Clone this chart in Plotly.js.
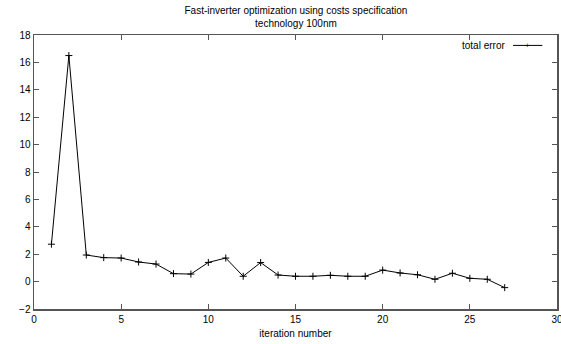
<!DOCTYPE html>
<html>
<head>
<meta charset="utf-8">
<script src="https://cdn.plot.ly/plotly-3.0.1.min.js"></script>
<style>html,body{margin:0;padding:0;background:#fff;}#chart{width:561px;height:344px;}</style>
</head>
<body>
<div id="chart"></div>
<script>
const iterations = [1,2,3,4,5,6,7,8,9,10,11,12,13,14,15,16,17,18,19,20,21,22,23,24,25,26,27];
const totalError = [2.73,16.5,1.94,1.75,1.72,1.43,1.28,0.58,0.55,1.4,1.72,0.39,1.39,0.48,0.39,0.39,0.46,0.39,0.39,0.84,0.63,0.5,0.17,0.61,0.24,0.17,-0.44];
const seriesName = 'total error';
const titleLines = ['Fast-inverter optimization using costs specification','technology 100nm'];
const xLabel = 'iteration number';

const FONT = 'Liberation Sans, Arial, Helvetica, sans-serif';
const axisCommon = {
  showline: true, mirror: 'ticks', linecolor: '#555', linewidth: 1.5,
  ticks: 'inside', ticklen: 5, tickcolor: '#555', tickwidth: 1,
  showgrid: false, zeroline: false, ticklabeloverflow: 'allow',
  tickfont: {family: FONT, size: 10, color: '#000'}
};

const trace = {
  x: iterations, y: totalError, name: seriesName,
  type: 'scatter', mode: 'lines+markers',
  line: {color: '#000', width: 1},
  marker: {symbol: 'cross-thin', size: 5, line: {color: '#000', width: 1}, color: '#000'},
  showlegend: false
};

const layout = {
  width: 561, height: 344,
  margin: {l: 34, r: 4, t: 35, b: 35},
  paper_bgcolor: '#fff', plot_bgcolor: '#fff',
  title: {text: titleLines.join('<br>'), font: {family: FONT, size: 10, color: '#000'},
          x: 0.5275, xanchor: 'center', y: 1, yanchor: 'top', pad: {t: 14}},
  xaxis: Object.assign({}, axisCommon, {range: [0, 30], dtick: 5, tick0: 0,
          title: {text: xLabel, font: {family: FONT, size: 10, color: '#000'}, standoff: 6}}),
  yaxis: Object.assign({}, axisCommon, {range: [-2, 18], dtick: 2, tick0: 0}),
  annotations: [
    {xref: 'paper', yref: 'paper', x: 0.905, y: 0.962, xanchor: 'right', yanchor: 'middle',
     text: seriesName, showarrow: false, font: {family: FONT, size: 10, color: '#000'}},
    {xref: 'paper', yref: 'paper', x: 0.944, y: 0.962, xanchor: 'center', yanchor: 'middle',
     text: '+', showarrow: false, font: {family: FONT, size: 8, color: '#000'}}
  ],
  shapes: [
    {type: 'line', xref: 'paper', yref: 'paper', x0: 0.916, x1: 0.972, y0: 0.962, y1: 0.962,
     line: {color: '#000', width: 1}}
  ]
};

Plotly.newPlot('chart', [trace], layout, {staticPlot: true, displayModeBar: false});
</script>
</body>
</html>
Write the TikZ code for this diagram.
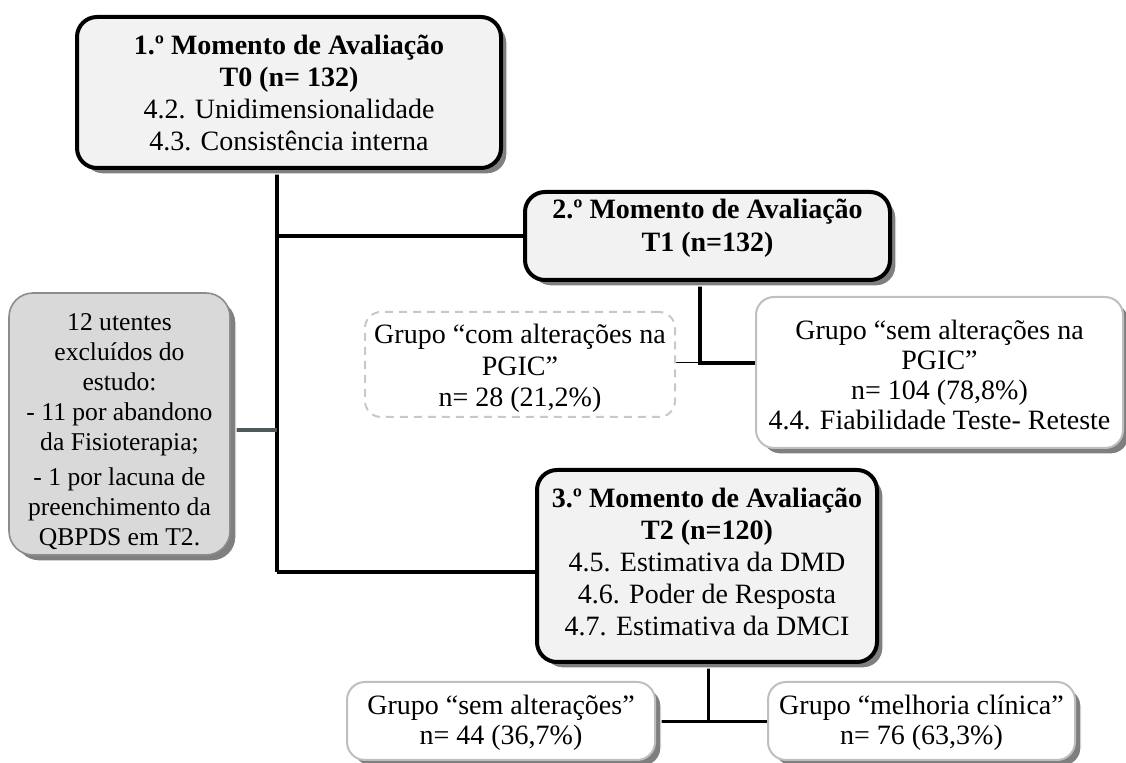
\documentclass[tikz,border=0pt]{standalone}
\usepackage{fontspec}
\setmainfont{Liberation Serif}
\usetikzlibrary{backgrounds,calc}
\definecolor{boxfill}{HTML}{F2F2F2}
\definecolor{leftfill}{HTML}{D9D9D9}
\definecolor{leftborder}{HTML}{8C8C8C}
\definecolor{shadowgray}{HTML}{7F7F7F}
\definecolor{lightborder}{HTML}{BFBFBF}
\definecolor{dashgray}{HTML}{C8C8C8}
\definecolor{slateline}{HTML}{4E5A5A}
\tikzset{
  shadowed/.style={preaction={fill=shadowgray, draw=white, line width=0.6pt,
      transform canvas={xshift=3pt,yshift=-3pt}}},
  mainbox/.style={draw=black, line width=2pt, fill=boxfill, rounded corners=10pt,
      inner sep=0pt, shadowed},
  leftbox/.style={draw=leftborder, line width=0.8pt, fill=leftfill, rounded corners=12pt,
      inner sep=0pt, shadowed},
  groupbox/.style={draw=lightborder, line width=1pt, fill=white, rounded corners=9pt,
      inner sep=0pt, shadowed},
  dashbox/.style={draw=dashgray, line width=1pt, dash pattern=on 4pt off 3pt,
      rounded corners=8pt, inner sep=0pt},
  txt/.style={inner sep=0pt, align=center, font=\fontsize{14}{16}\selectfont},
  txtleft/.style={inner sep=0pt, align=center, font=\fontsize{12.8}{15}\selectfont},
  txtgroup/.style={inner sep=0pt, align=center, font=\fontsize{14}{15}\selectfont},
  thickline/.style={draw=black, line width=2pt},
  midline/.style={draw=black, line width=1.5pt},
  thinline/.style={draw=black, line width=0.5pt},
  greyline/.style={draw=slateline, line width=2pt},
}
\begin{document}
\begin{tikzpicture}[x=0.5pt,y=-0.5pt]
\useasboundingbox (0,0) rectangle (1126,763);

% boxes
\node[mainbox, minimum width=212pt, minimum height=75.5pt] (b1) at (289,92.5) {};
\node[mainbox, minimum width=182.5pt, minimum height=44pt] (b2) at (707.5,236) {};
\node[mainbox, minimum width=170pt, minimum height=96pt] (b3) at (707,566) {};
\node[leftbox, minimum width=110.5pt, minimum height=131pt] (lb) at (119.5,424) {};
\node[dashbox, minimum width=155pt, minimum height=52.5pt] (db) at (520,364.5) {};
\node[groupbox, minimum width=183.5pt, minimum height=75.5pt] (rb) at (939.5,372.5) {};
\node[groupbox, minimum width=154pt, minimum height=39pt] (bl) at (501,721) {};
\node[groupbox, minimum width=153.5pt, minimum height=39pt] (br) at (921.5,721) {};

% texts
\node[txt] (b1t) at ($(b1.center)+(0,0.5)$)
  {\textbf{1.º Momento de Avaliação}\\\textbf{T0 (n= 132)}\\4.2. Unidimensionalidade\\4.3. Consistência interna};
\node[txt, font=\fontsize{14}{16.5}\selectfont] (b2t) at ($(b2.center)+(0,-7.5)$)
  {\textbf{2.º Momento de Avaliação}\\\textbf{T1 (n=132)}};
\node[txt] (b3t) at ($(b3.center)+(0,-4)$)
  {\textbf{3.º Momento de Avaliação}\\\textbf{T2 (n=120)}\\4.5. Estimativa da DMD\\4.6. Poder de Resposta\\4.7. Estimativa da DMCI};
\node[txtleft] (lbt) at ($(lb.center)+(0,8)$)
  {12 utentes\\excluídos do\\estudo:\\- 11 por abandono\\da Fisioterapia;\\[2.5pt]- 1 por lacuna de\\preenchimento da\\QBPDS em T2.};
\node[txt, font=\fontsize{14}{15.75}\selectfont] (dbt) at ($(db.center)+(0,4)$)
  {Grupo “com alterações na\\PGIC”\\n= 28 (21,2\%)};
\node[txtgroup] (rbt) at ($(rb.center)+(0,2.5)$)
  {Grupo “sem alterações na\\PGIC”\\n= 104 (78,8\%)\\4.4. Fiabilidade Teste- Reteste};
\node[txtgroup] (blt) at ($(bl.center)+(0,2)$)
  {Grupo “sem alterações”\\n= 44 (36,7\%)};
\node[txtgroup] (brt) at ($(br.center)+(0,2)$)
  {Grupo “melhoria clínica”\\n= 76 (63,3\%)};

% junctions
\coordinate (jtop) at (277,168);
\coordinate (jl) at (277,430);
\coordinate (j3) at (277,572);
\coordinate (j2) at (700,363);
\coordinate (j4) at (708,722);

\begin{pgfonlayer}{background}
  \draw[thickline] (jtop) -- (j3);
  \draw[thickline] (jtop |- b2.west) -- (b2.west);
  \draw[thickline] (j3) -- (j3 -| b3.west);
  \draw[greyline] (jl -| lb.east) -- (jl);
  \draw[thickline] (j2 |- b2.south) -- (j2) -- (j2 -| rb.west);
  \draw[thinline] (j2 -| db.east) -- (j2);
  \draw[midline] (j4 |- b3.south) -- (j4);
  \draw[midline] (j4 -| bl.east) -- (j4 -| br.west);
\end{pgfonlayer}
\end{tikzpicture}
\end{document}
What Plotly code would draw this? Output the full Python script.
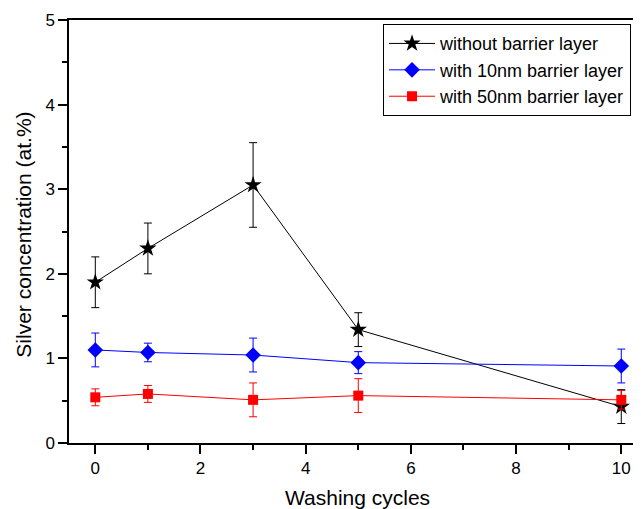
import plotly.graph_objects as go

cycles = [0, 1, 3, 5, 10]

no_barrier = [1.90, 2.30, 3.05, 1.34, 0.43]
no_barrier_err = [0.30, 0.30, 0.50, 0.20, 0.20]

barrier_10nm = [1.10, 1.07, 1.04, 0.95, 0.91]
barrier_10nm_err = [0.20, 0.11, 0.20, 0.13, 0.20]

barrier_50nm = [0.54, 0.58, 0.51, 0.56, 0.51]
barrier_50nm_err = [0.10, 0.10, 0.20, 0.20, 0.11]

x_ticks = [0, 2, 4, 6, 8, 10]
y_ticks = [0, 1, 2, 3, 4, 5]

FONT = "Liberation Sans, Arial, sans-serif"

fig = go.Figure()

series = [
    ("without barrier layer", no_barrier, no_barrier_err, "black", "star", 13),
    ("with 10nm barrier layer", barrier_10nm, barrier_10nm_err, "#0000FF", "diamond", 12),
    ("with 50nm barrier layer", barrier_50nm, barrier_50nm_err, "#FF0000", "square", 10),
]

for name, vals, errs, col, sym, size in series:
    fig.add_trace(go.Scatter(
        x=cycles, y=vals, name=name, mode="lines+markers",
        line=dict(color=col, width=1),
        marker=dict(symbol=sym, size=size, color=col, line=dict(width=0)),
        error_y=dict(type="data", array=errs, visible=True, color=col,
                     thickness=1, width=4),
    ))

xr = [-0.5, 10.375]
yr = [0, 5]

fig.update_layout(
    width=633, height=501,
    margin=dict(l=61, r=0, t=12, b=66),
    paper_bgcolor="white", plot_bgcolor="white",
    showlegend=True,
    font=dict(family=FONT, color="black"),
    xaxis=dict(
        range=xr, tickvals=x_ticks, ticks="outside", ticklen=9, tickwidth=1.5,
        tickcolor="black", showline=True, linewidth=1.5, linecolor="black",
        mirror=True, showgrid=False, zeroline=False,
        tickfont=dict(size=17, family=FONT, color="black"),
        minor=dict(dtick=1, tick0=0, ticks="outside", ticklen=5, tickwidth=1.5,
                   tickcolor="black", showgrid=False),
    ),
    yaxis=dict(
        range=yr, tickvals=y_ticks, ticks="outside", ticklen=9, tickwidth=1.5,
        tickcolor="black", showline=True, linewidth=1.5, linecolor="black",
        mirror=False, showgrid=False, zeroline=False,
        tickfont=dict(size=17, family=FONT, color="black"),
        minor=dict(dtick=0.5, tick0=0, ticks="outside", ticklen=5, tickwidth=1.5,
                   tickcolor="black", showgrid=False),
    ),
    xaxis2=dict(
        overlaying="x", side="top", range=xr, tickvals=x_ticks, ticks="inside",
        ticklen=8, tickwidth=1.5, tickcolor="black", showticklabels=False,
        showline=False, showgrid=False, zeroline=False,
        minor=dict(dtick=1, tick0=0, ticks="inside", ticklen=5, tickwidth=1.5,
                   tickcolor="black", showgrid=False),
    ),
    yaxis2=dict(
        overlaying="y", side="right", range=yr, tickvals=y_ticks, ticks="inside",
        ticklen=4, tickwidth=1.5, tickcolor="black", showticklabels=False,
        showline=False, showgrid=False, zeroline=False,
    ),
    legend=dict(
        x=0.549, y=0.99, xanchor="left", yanchor="top",
        bgcolor="white", bordercolor="black", borderwidth=1,
        font=dict(size=18, family=FONT, color="black"),
        tracegroupgap=0, itemwidth=46,
    ),
    annotations=[
        dict(text="Washing cycles", xref="paper", yref="paper", x=0.505, y=-0.128,
             xanchor="center", yanchor="middle", showarrow=False,
             font=dict(size=21, family=FONT, color="black")),
        dict(text="Silver concentration (at.%)", xref="paper", yref="paper",
             x=-0.080, y=0.493, xanchor="center", yanchor="middle", textangle=-90,
             showarrow=False, font=dict(size=21, family=FONT, color="black")),
    ],
)

fig.write_html("out.html")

:::::

• **Short exercise**
Pictures excluded, retype exactly the lines running from the one with "What Plotly code" through the one with "y_ticks = [0, 1, 2, 3, 4, 5]". Include both end lines and nothing more.

• **Response for this exercise**
What Plotly code would draw this? Output the full Python script.
import plotly.graph_objects as go

cycles = [0, 1, 3, 5, 10]

no_barrier = [1.90, 2.30, 3.05, 1.34, 0.43]
no_barrier_err = [0.30, 0.30, 0.50, 0.20, 0.20]

barrier_10nm = [1.10, 1.07, 1.04, 0.95, 0.91]
barrier_10nm_err = [0.20, 0.11, 0.20, 0.13, 0.20]

barrier_50nm = [0.54, 0.58, 0.51, 0.56, 0.51]
barrier_50nm_err = [0.10, 0.10, 0.20, 0.20, 0.11]

x_ticks = [0, 2, 4, 6, 8, 10]
y_ticks = [0, 1, 2, 3, 4, 5]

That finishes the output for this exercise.